What could be the Ethical Considerations of Quantum-AI Convergence?

• Misinformation and Biased Decision-Making: The integration of Quantum Computing and AI introduces the risk of misinformation and biased decision-making. AI algorithms, when powered by quantum capabilities, may inadvertently amplify biases present in training data, leading to unfair outcomes.
• Privacy Infringement: The combination of Quantum Computing and AI can potentially lead to more sophisticated and intrusive data analysis. There is a need for robust privacy protection measures to prevent unauthorized access to sensitive information.
• Autonomous Weaponry: The prospect of combining quantum capabilities with AI raises concerns about the development of autonomous weaponry. Ethical considerations must guide the responsible use of these technologies to prevent the creation of weapons that could act independently and make life-or-death decisions.
• Unforeseen Societal Repercussions: The convergence of Quantum Computing and AI may have unforeseen societal repercussions. The rapid advancement of these technologies could lead to disruptions in various sectors, affecting employment, economic structures, and social dynamics.
• Technical Challenges and Security Implications: The current state of quantum computing faces significant technical challenges, such as decoherence and error-correction. Ethical considerations extend to the potential security implications of these challenges.

What can be Done to Overcome the Challenges?
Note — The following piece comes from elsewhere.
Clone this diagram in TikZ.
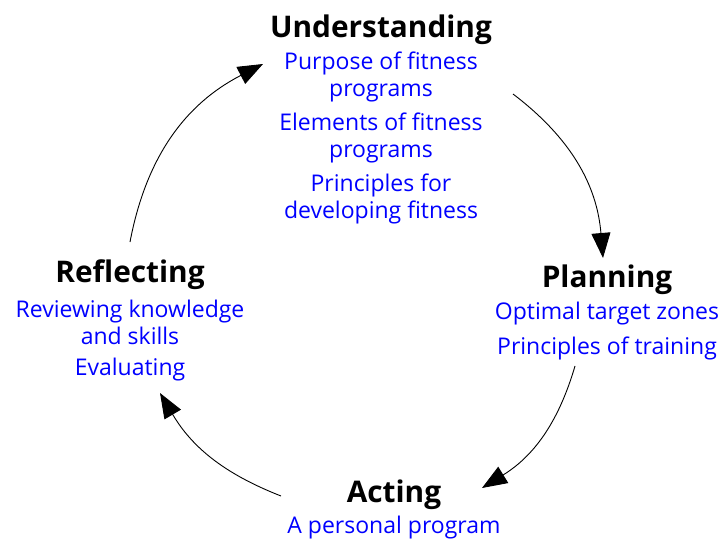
\documentclass[tikz,border=0pt]{standalone}
\usepackage{fontspec}
\setmainfont{Open Sans}
\usetikzlibrary{arrows.meta}

\begin{document}
\begin{tikzpicture}[x=1pt, y=-1pt,
    stage/.style={font=\fontsize{29.8}{34}\selectfont\bfseries, inner sep=0pt},
    item/.style={font=\fontsize{23}{27}\selectfont, text=blue, align=center, inner sep=0pt},
    cycle/.style={-{Triangle[length=25pt, width=19pt]}, line width=0.9pt},
]
    \useasboundingbox (0,0) rectangle (725,540);

    % the four stages
    \node [stage] (understanding) at (381,30) {Understanding};
    \node [item] (purpose) at (381,77) {Purpose of fitness\\programs};
    \node [item] (elements) at (381,138) {Elements of fitness\\programs};
    \node [item] (principles) at (381,199) {Principles for\\developing fitness};

    \node [stage] (planning) at (607,280) {Planning};
    \node [item] (zones) at (607,314) {Optimal target zones};
    \node [item] (training) at (607,348) {Principles of training};

    \node [stage] (acting) at (394,495) {Acting};
    \node [item] (program) at (394,528) {A personal program};

    \node [stage] (reflecting) at (130,275) {Reflecting};
    \node [item] (reviewing) at (130,322) {Reviewing knowledge\\and skills};
    \node [item] (evaluating) at (130,370) {Evaluating};

    % arrow ends
    \coordinate (u-out) at (513,94);
    \coordinate (p-in) at (603,258);
    \coordinate (p-out) at (575,366);
    \coordinate (a-in) at (482,488);
    \coordinate (a-out) at (281,496);
    \coordinate (r-in) at (160,393);
    \coordinate (r-out) at (130,242);
    \coordinate (u-in) at (263,64);

    \draw [cycle] (u-out) to [bend left=24] (p-in);
    \draw [cycle] (p-out) to [bend left=21] (a-in);
    \draw [cycle] (a-out) to [bend left=19] (r-in);
    \draw [cycle] (r-out) to [bend left=26] (u-in);
\end{tikzpicture}
\end{document}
• Quantum-Resistant Encryption:
  • Quantum computers have the potential to break currently used encryption methods, such as Rivest–Shamir–Adleman (RSA) and Elliptic curve cryptography (ECC), through algorithms like Shor's algorithm.
  • Developing quantum-resistant encryption methods is crucial to maintaining the security and privacy of sensitive data in a future where quantum computers become more prevalent.
• Ethical Guidelines and International Regulations for Autonomous Systems:
  • The development and deployment of autonomous systems, including AI, require clear ethical guidelines and international regulations to prevent unintended consequences and ethical breaches.
  • These guidelines should address issues like bias, transparency, accountability, and the potential impact on employment.
• Ethical Frameworks for Converging Technologies:
  • As various technologies, such as quantum computing and AI, converge, it is important to establish ethical frameworks to anticipate and mitigate potential negative impacts.
  • Equitable distribution of benefits across society should be a central consideration to avoid exacerbating existing societal inequalities.
• Transparent Communication and Collaboration in Quantum-Powered AI:
  • Quantum-powered AI systems present unique security risks, and as they advance, transparent communication and collaboration are essential.
  • Sharing information about potential vulnerabilities and collaborating on security measures can help ensure the responsible development and deployment of quantum-powered AI.

Conclusion

The intersection of quantum computing and artificial intelligence represents more than just a technological advancement; it marks a profound leap forward. This convergence fundamentally alters the landscape of computation, scientific exploration, and ethical governance. The interdependence between these fields holds the promise to redefine our digital future, providing answers to challenges that were once considered insurmountable.

Drishti Mains Question: Analyze the ethical considerations associated with the integration of quantum computing and AI. How can these concerns be mitigated?